People deny a crime because they want to escape punishment and do it again. Or they deny because without denial their crimes will so contaminate their cause it will lose support. Or they deny it because they know that there are many who want to hear their excuses.

All of these apply to Emwazi’s defenders.

They cannot face Islamic State’s crimes for the same reason holocaust deniers cannot face the gas chambers. They understand, as neo-Nazis understand, that if they accept them, the barbarism they acknowledge will threaten support for radical Islam as surely as it destroyed support for fascism in Europe.

They know too that if they turn the conversation to the alleged crimes of the West there are audiences which will applaud them.

For all the videos of beheadings Islamic State shamelessly posts on the Web, Islamists may one day say that they are American/Zionist forgeries, if that lie is tactically useful. In the West, meanwhile, there are many who want to hear that their own governments are the “root cause” of the violence. Cage is not some shabby outfit hidden in a London backstreet. Absurdly given their professed principles,the Quaker Joseph Rowntree Charitable Trust and the Anita Roddick Foundation have funded it.

Amnesty International meanwhile tore up a hard-won reputation for impartiality, it had taken decades to build, just so it could ally with Cage. My friend and comrade Gita Sahgal, the head of Amnesty International’s gender unit in 2010, warned Amnesty  that allying with a jihadi advocacy group, whose members included supporters of the Taliban, undermined its fight against misogyny.

“The human rights movement must maintain an objective distance from groups and ideas that are committed to systematic discrimination and fundamentally undermine the universality of human rights,” she said.

No good did her clear and principled statement do her.
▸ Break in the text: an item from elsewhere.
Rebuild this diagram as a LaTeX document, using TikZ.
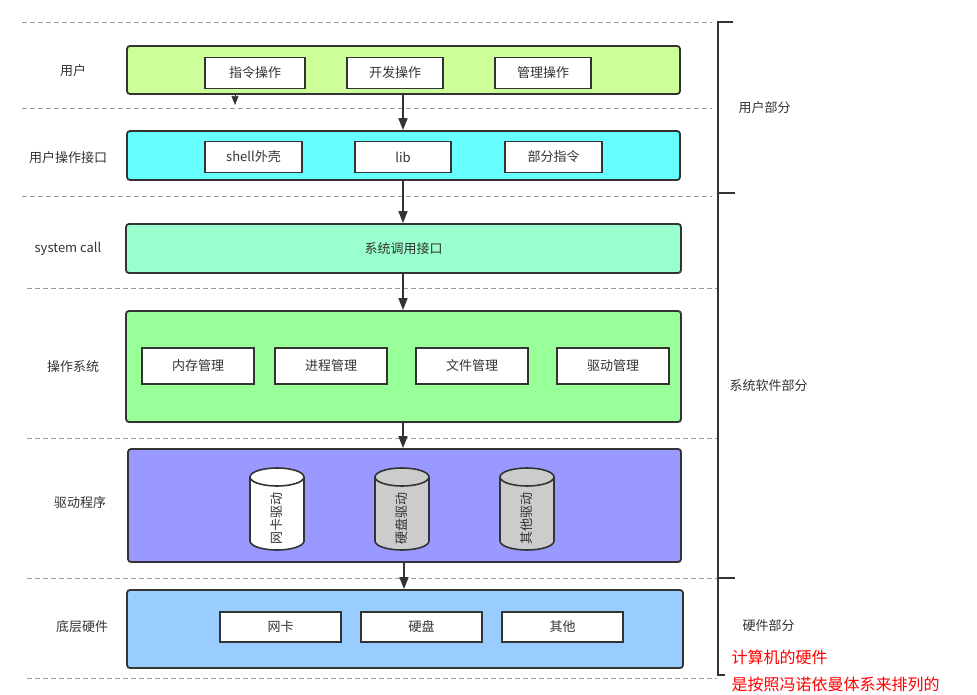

Amnesty drove Sahgal out for taking her concerns to the press. I understand its motivation. Like Anita Roddick and the Quakers, Amnesty was appalled by Guantanamo Bay, the routine use of torture by Western states, and the extraordinary rendition of suspects.

But it could not stick to consistent principles. Like so many others, it could not condemn the crimes of the West and the crimes of radical Islam at the same time and for the same reasons.

There’s not much to hope for. But perhaps we can hope that the voracious barbarism of Islamic State will give that double-standard a fatal and long-overdue shock.